Ele sobreviveu e um ano depois recebeu a visita, em casa (Vila Velha), do policial que o feriu. Os dois acabaram se tornando amigos.
Segundo determinação agora do governo federal, atirar contra uma pessoa só será autorizado em caso de legítima defesa própria ou de terceiros. De acordo com o texto da portaria, o uso da força deverá obedecer aos princípios da legalidade, necessidade, proporcionalidade, moderação e conveniência.
Para isso, o uso de armas não-letais como gás de pimenta, bastões Tonfa, coletes à prova de bala e pistolas Taser (que emitem ondas T, semelhantes às ondas cerebrais) serão incentivadas no País.
“Representantes das polícias da União e de agentes de segurança dos municípios e dos estados participaram das consulta do grupo de trabalho realizado em um ano de pesquisa. Quatorze estados participaram da confecção do texto da diretriz. O que é importante é que o Governo Federal não pode, por portaria, disciplinar os entes federados ou trazer uma obrigação para as polícias do estados e para as guardas municipais por meio de uma portaria. Isso só pode ser feito por força de uma lei”, disse Isabel Figueiredo, segundo o G1.

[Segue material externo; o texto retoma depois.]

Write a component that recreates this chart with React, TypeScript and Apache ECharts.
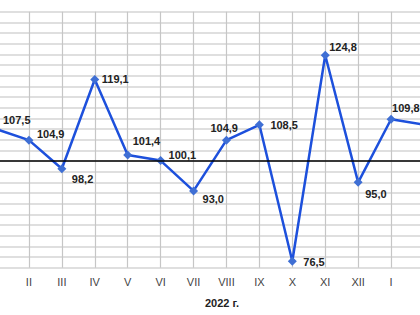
import React, { useEffect, useRef } from "react";
import * as echarts from "echarts";

const months = ["I", "II", "III", "IV", "V", "VI", "VII", "VIII", "IX", "X", "XI", "XII", "I", "II"];
const values = [107.5, 104.9, 98.2, 119.1, 101.4, 100.1, 93.0, 104.9, 108.5, 76.5, 124.8, 95.0, 109.8, 108.5];
const yearLabel = "2022 г.";
// label placement relative to each point: [dx, dy] in px
const labelShift: [number, number][] = [
  [7, -9], [8, -6], [10, 10], [7, -1], [5, -14], [8, -6], [9, 8],
  [-16, -12], [11, 0], [11, 1], [4, -8], [7, 12], [1, -11], [6, -8],
];

export default function App() {
  const ref = useRef<HTMLDivElement>(null);
  useEffect(() => {
    if (!ref.current) return;
    const chart = echarts.init(ref.current, undefined, { renderer: "svg" });
    const font = "Arial, 'Liberation Sans', sans-serif";
    chart.setOption({
      animation: false,
      backgroundColor: "#ffffff",
      grid: { left: -4, right: -4, top: 11.7, bottom: 47.3, containLabel: false, outerBoundsMode: "none" },
      xAxis: {
        type: "category",
        boundaryGap: false,
        data: months,
        axisLine: { show: false },
        axisTick: { show: false },
        axisLabel: {
          color: "#444",
          fontSize: 11,
          fontFamily: font,
          margin: 9,
          interval: (i: number) => i > 0 && i < months.length - 1,
        },
        splitLine: { show: true, interval: 0, lineStyle: { color: "#c6c6c6", width: 1.2 } },
      },
      yAxis: {
        type: "value",
        min: 75,
        max: 135,
        interval: 2.5,
        axisLabel: { show: false },
        axisLine: { show: false },
        axisTick: { show: false },
        splitLine: { show: true, lineStyle: { color: "#d4d4d4", width: 1.5 } },
      },
      graphic: [
        {
          type: "text",
          x: 222,
          y: 303,
          style: {
            text: yearLabel,
            fill: "#222",
            font: `bold 11px ${font}`,
            textAlign: "center",
            textVerticalAlign: "middle",
          },
        },
      ],
      series: [
        {
          type: "line",
          data: values.map((v, i) => ({
            value: v,
            label: {
              offset: [labelShift[i][0] - 4.5, labelShift[i][1]],
            },
          })),
          symbol: "diamond",
          symbolSize: 9,
          lineStyle: { color: "#1d50dc", width: 2.5 },
          itemStyle: { color: "#3f6fd4" },
          label: {
            show: true,
            position: "right",
            distance: 0,
            color: "#222",
            fontSize: 11,
            fontWeight: "bold",
            fontFamily: font,
            formatter: (p: any) => Number(p.value).toFixed(1).replace(".", ","),
          },
          markLine: {
            silent: true,
            symbol: "none",
            label: { show: false },
            lineStyle: { color: "#000", width: 1.5, type: "solid" },
            data: [{ yAxis: 100 }],
          },
          z: 3,
        },
      ],
    });
    return () => chart.dispose();
  }, []);
  return <div ref={ref} style={{ width: 420, height: 315, position: "absolute", left: 0, top: 0 }} />;
}
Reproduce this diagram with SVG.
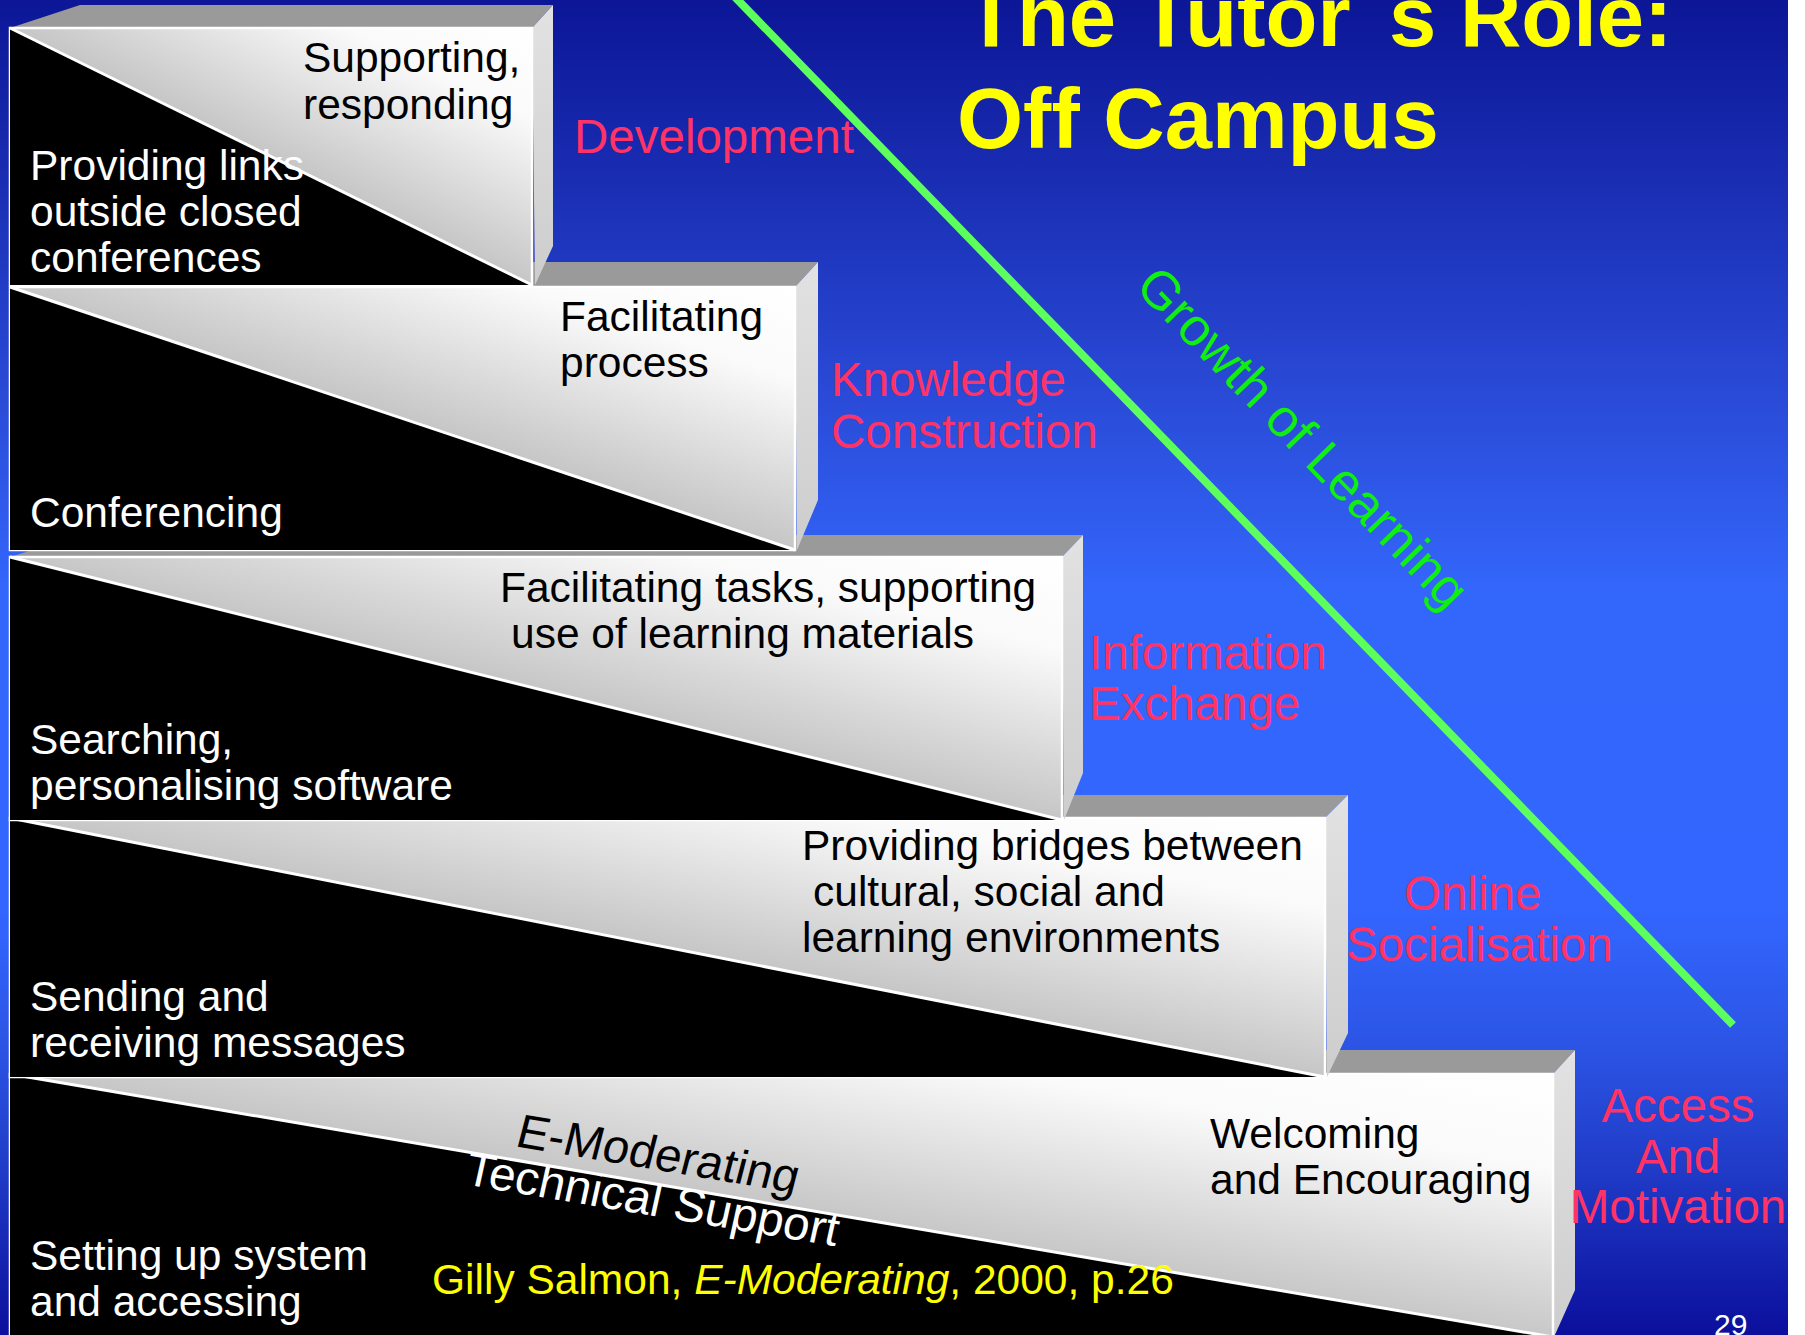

“O que a portaria traz, em seu artigo 3º, são mecanismos para estimular e monitorar iniciativas que tenham o objetivo de implementar essas diretrizes. Como o texto foi feito com base na oitiva das polícias dos estados e das forças municipais, o Ministério da Justiça já percebe uma iniciativa de adesão desses agentes de segurança”, afirmou a assessora do ministério.
“A adesão dos estados e municípios pode ocorrer, sem obrigatoriedade, e isso será bem aceito”, disse Isabel.
O texto foi baseado no Código de Conduta para Funcionários Responsáveis pela Aplicação das Leis, adotado pela Organização das Nações Unidas (ONU), de 1979, e também nos princípios do uso da força e de arma de fogo na prevenção do crime e tratamento de delinquentes, adotado no Congresso das Nações Unidas em Havana, em Cuba, em 1999.
Essas normas fazem parte, aliás, de um dos objetivos da Polícia Interativa, criada no Espírito Santo ainda nos anos 80.
A diretriz ainda obriga o agente de segurança pública a portar dois instrumentos de menor poder ofensivo e equipamentos de proteção, mesmo que não esteja portando arma de fogo. O texto também trata da conduta das forças de segurança caso seus próprios agentes ou terceiros sejam feridos.
“A redução da letalidade em ações policiais é uma preocupação não só das polícias do Brasil, isso é uma realidade no mundo todo. Há uma preocupação não só com a letalidade dos civis, mas como dos agentes de segurança”, disse Isabel Figueiredo.
Para adequação das corporações, foi estipulado prazo de 90 dias para as polícias da União atualizarem os procedimentos operacionais e os processos de formação e treinamento.
Além disso, elas terão 60 dias para normatizar e disciplinar o uso da força dos agentes. O monitoramento da letalidade será obrigatório. A portaria ainda estipulou prazo de 60 dias para que as corporações proponham medidas para implementação das diretrizes.